Naquele tempo, as famílias que adotavam recebiam uma quantia de cerca de 600 réis (hoje em dia, menos de cinco cêntimos), um enxoval e meio metro de um tecido grosso de algodão. Luísa recolhia os bebés, recebendo em troca a contrapartida definida. Depois de sair, asfixiava-as e enterrava os seus pequenos corpos.

Não é conhecido o motivo que levou Luísa a cometer tais crimes. Especula-se, contudo, que era movida unicamente pela compensação financeira.

O esquema montado por Luísa poderia ter perdurado, mas, em abril de 1772, os crimes foram descobertos, quando a freira Angélica Maria, no Monte-Arroio, tropeçou num dos corpos, enterrado à superfície, talvez por pressa ou descuido. Foram levadas a cabo escavações e encontrados mais dois corpos que evidenciavam sinais de estrangulamento. Luísa foi de imediato considerada suspeita, acabando por confessar o assassinato dos três bebés encontrados.

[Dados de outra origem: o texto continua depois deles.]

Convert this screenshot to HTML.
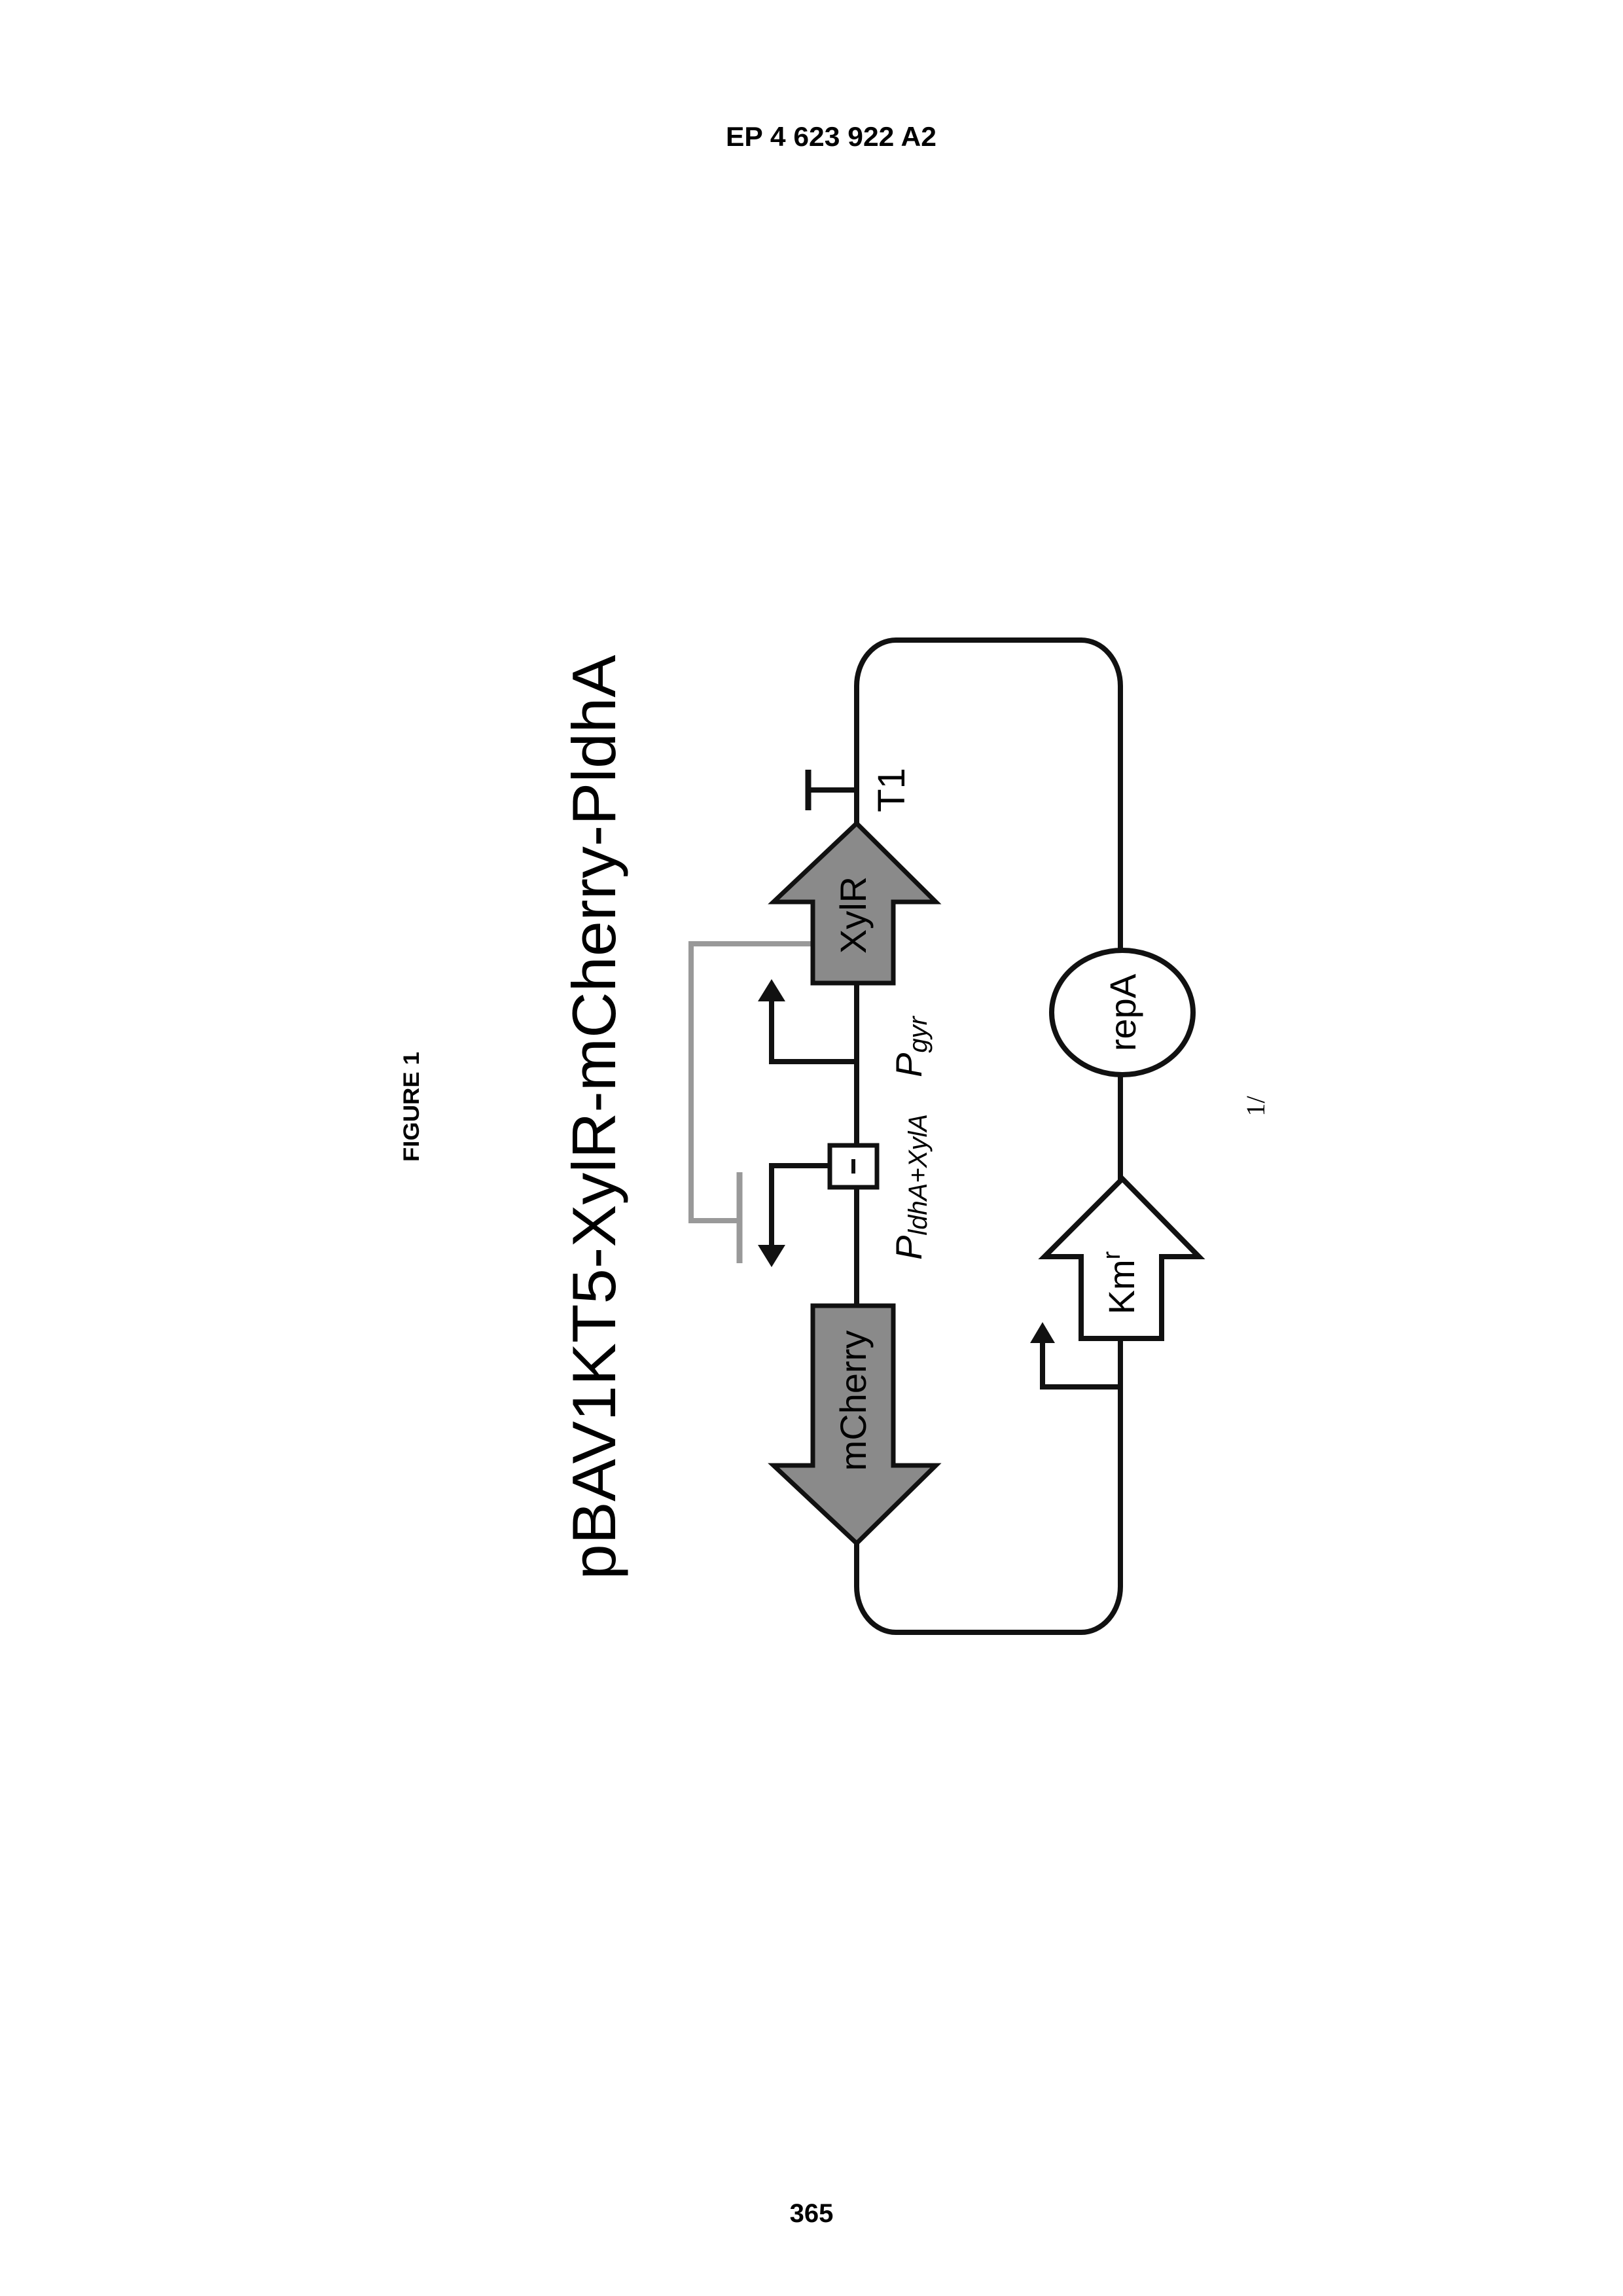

Foi dada continuidade à investigação, que determinou que Luísa cedia moradas e nomes falsos, e que nenhuma das crianças que recolheu tinha de facto sido entregue às famílias. Os crimes foram facilitados pelo laço de confiança que tinha com a ama Margarida Joaquina e com a diretora da Casa da Roda, Leocádia Maria da Conceição, que fez com que nunca confirmassem as informações cedidas por Luísa. Ambas foram detidas pelo que, nos dias de hoje, seria considerada «negligência criminosa». No entanto, foram posteriormente libertadas. Detido foi também o advogado Pascoal Luís Ferreira da Silva, responsável por registar as certidões dos recém-nascidos no cartório, e que nunca confirmou a veracidade dos dados fornecidos por Luísa. Todavia, apesar da acusação, nunca foi provado o seu envolvimento nos crimes, tendo sido absolvido.

Nas escavações no Monte-Arroio, foram descobertos mais 12 corpos. As buscas avançaram para a habitação de Luísa, onde foram recuperados mais 18 cadáveres de recém-nascidos, dez deles enterrados e oito desmembrados e em potes. No total, foram resgatados 33 corpos, contudo, nos registos da Casa da Roda de Coimbra, consta a informação de que foram adotados por Luísa 34 bebés. Esta última criança nunca foi encontrada.

Luísa de Jesus declarou-se culpada pelo assassinato de 28 crianças e, a 1 de julho de 1772, foi condenada a percorrer as ruas com uma corda ao pescoço, enquanto os seus crimes eram lidos em voz alta, para que toda a multidão ouvisse. Foi queimada com uma tenaz em brasa, e as suas mãos foram amputadas. Antes de ser queimada em sede de execução pública, foi garroteada. Tinha apenas 23 anos.

Considerada a primeira assassina em série portuguesa, foi também a última mulher a ser executada em Portugal. Os seus crimes deram origem a um romance (A Assassina da Roda, de Rute de Carvalho Serra) e à peça de teatro Luiza de Jesus – A Assassina da Roda, que esteve em cena no Teatro da Trindade em 2021. Infelizes aqueles cujo destino se cruzou com Luísa de Jesus.